Data mismatches are the silent killer. On campaigns akin to “staples coupon business cards,” a 0.5–1.0% mismatch between artwork and code tables can creep in during late CSV edits. The fix isn’t glamorous: lock tables 24 hours pre-run, run 50–100-sheet validations, and archive hashes for traceability. It’s dull process work, and it saves the job.

Performance Optimization Approach

I advise brand and production teams to build “recipe cards” for each substrate and campaign type. Capture LED-UV energy, line speed, head gaps, nip pressure, and coating weights, along with ambient targets. On repeat programs, those cards shave setup drift and help new operators reach FPY% north of 90% sooner. Ganging SKUs with shared brand panels and swapping only the digital layers keeps changeovers in the 8–15 minute band rather than creeping back to 30+ minutes.

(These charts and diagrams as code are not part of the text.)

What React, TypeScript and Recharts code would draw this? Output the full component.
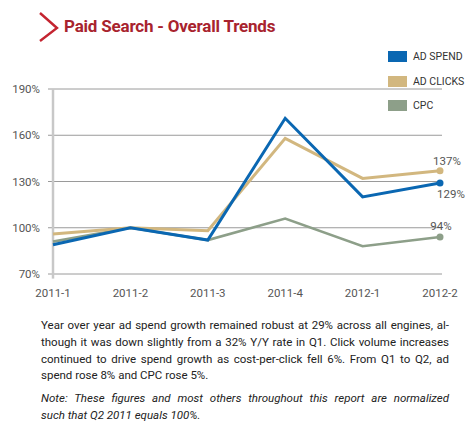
import React from 'react';
import { LineChart, Line, XAxis, YAxis, CartesianGrid, ReferenceLine, LabelList } from 'recharts';

const quarters = ['2011-1', '2011-2', '2011-3', '2011-4', '2012-1', '2012-2'];
const adSpend = [89, 100, 92, 171, 120, 129];
const adClicks = [96, 100, 98, 158, 132, 137];
const cpc = [91, 100, 92, 106, 88, 94];
const yTicks = [70, 100, 130, 160, 190];

const C_SPEND = '#0a67b2';
const C_CLICKS = '#d2b77f';
const C_CPC = '#8d9f89';

const data = quarters.map((q, i) => ({ q, spend: adSpend[i], clicks: adClicks[i], cpc: cpc[i] }));
const LAST = quarters.length - 1;

/** 只在最后一个点画圆点 */
const endDot = (color: string) => (p: any) => {
  if (p.index !== LAST) return <g key={p.index} />;
  return <circle key={p.index} cx={p.cx} cy={p.cy} r={3.5} fill={color} stroke="none" />;
};

/** 最后一个点的百分比标签 */
const endLabel = (dx: number, dy: number) => (p: any) => {
  if (p.index !== LAST) return null;
  return (
    <text x={p.x + dx} y={p.y + dy} textAnchor="middle" dominantBaseline="central"
      fontSize={11.5} fill="#555" fontFamily="Roboto, sans-serif">
      {p.value}%
    </text>
  );
};

const legend = [
  { name: 'AD SPEND', color: C_SPEND, top: 51 },
  { name: 'AD CLICKS', color: C_CLICKS, top: 76 },
  { name: 'CPC', color: C_CPC, top: 100 },
];

export default function App() {
  return (
    <div style={styles.page}>
      <svg width={30} height={40} style={{ position: 'absolute', left: 30, top: 8 }}>
        <polyline points="10,5 27,20 10,33" fill="none" stroke="#c42430" strokeWidth={2.4} />
      </svg>
      <div style={styles.title}>Paid Search - Overall Trends</div>

      {legend.map(l => (
        <div key={l.name} style={{ ...styles.legendItem, top: l.top }}>
          <span style={{ ...styles.swatch, backgroundColor: l.color }} />
          <span>{l.name}</span>
        </div>
      ))}

      <div style={{ position: 'absolute', left: 0, top: 0 }}>
        <LineChart width={474} height={310} data={data}
          margin={{ top: 89, right: 32, bottom: 6, left: 0 }}>
          <CartesianGrid vertical={false} stroke="#9a9a9a" strokeWidth={1} />
          <XAxis dataKey="q" axisLine={false} tickLine={false} padding={{ left: 5, right: 2 }}
            height={30} tick={{ fontSize: 11.5, fill: '#555', fontFamily: 'Roboto, sans-serif' }} dy={7} />
          <YAxis domain={[70, 190]} ticks={yTicks} axisLine={false} tickLine={false} width={48}
            tickFormatter={v => v + '%'} tick={{ fontSize: 11.5, fill: '#555', fontFamily: 'Roboto, sans-serif' }} />
          <ReferenceLine segment={[{ x: '2011-1', y: 190 }, { x: '2011-1', y: 67 }]}
            stroke="#c8c8c8" strokeWidth={2.5} ifOverflow="visible" />
          <Line dataKey="cpc" stroke={C_CPC} strokeWidth={2.6} dot={endDot(C_CPC)} activeDot={false} isAnimationActive={false}>
            <LabelList dataKey="cpc" content={endLabel(1, -11)} />
          </Line>
          <Line dataKey="clicks" stroke={C_CLICKS} strokeWidth={3} dot={endDot(C_CLICKS)} activeDot={false} isAnimationActive={false}>
            <LabelList dataKey="clicks" content={endLabel(7, -10)} />
          </Line>
          <Line dataKey="spend" stroke={C_SPEND} strokeWidth={3} dot={endDot(C_SPEND)} activeDot={false} isAnimationActive={false}>
            <LabelList dataKey="spend" content={endLabel(11, 11)} />
          </Line>
        </LineChart>
      </div>

      <div style={styles.text}>
        <div style={styles.jl}>Year over year ad spend growth remained robust at 29% across all engines, al-</div>
        <div style={styles.jl}>though it was down slightly from a 32% Y/Y rate in Q1. Click volume increases</div>
        <div style={styles.jl}>continued to drive spend growth as cost-per-click fell 6%. From Q1 to Q2, ad</div>
        <div>spend rose 8% and CPC rose 5%.</div>
        <div style={{ ...styles.jl, fontStyle: 'italic', marginTop: 6 }}>Note: These figures and most others throughout this report are normalized</div>
        <div style={{ fontStyle: 'italic' }}>such that Q2 2011 equals 100%.</div>
      </div>
    </div>
  );
}

const styles: Record<string, React.CSSProperties> = {
  page: {
    position: 'absolute', left: 0, top: 0, width: 474, height: 431,
    background: '#fff', overflow: 'hidden', fontFamily: 'Roboto, sans-serif',
  },
  title: {
    position: 'absolute', left: 64, top: 16, fontSize: 17, fontWeight: 700,
    color: '#a8232e', letterSpacing: -0.2, whiteSpace: 'nowrap',
  },
  legendItem: {
    position: 'absolute', left: 388, display: 'flex', alignItems: 'center',
    fontSize: 10.5, color: '#333', height: 11, whiteSpace: 'nowrap',
  },
  swatch: { display: 'inline-block', width: 19, height: 11, marginRight: 6 },
  text: {
    position: 'absolute', left: 41, top: 317, width: 408,
    fontSize: 11.5, lineHeight: '16.8px', color: '#222',
  },
  jl: { textAlign: 'justify', textAlignLast: 'justify', whiteSpace: 'nowrap' },
};
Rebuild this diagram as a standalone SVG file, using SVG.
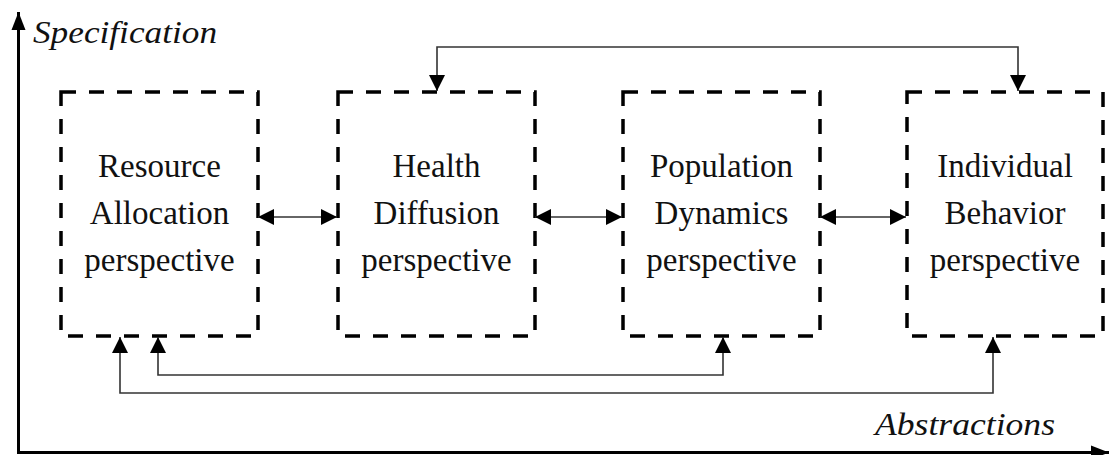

There’s also an energy and sustainability dimension. LED-UV curing for hybrid runs often lands around 6–10 kWh per 1,000 sheets, depending on coverage and re-cure steps. Some teams in Southeast Asia saw a 10–20% kWh swing between dry and monsoon seasons due to HVAC loads; planning runs in tighter environmental windows steadied throughput by 5–8% and kept waste in the 3–5% range. None of this requires new capex—just discipline and better scheduling.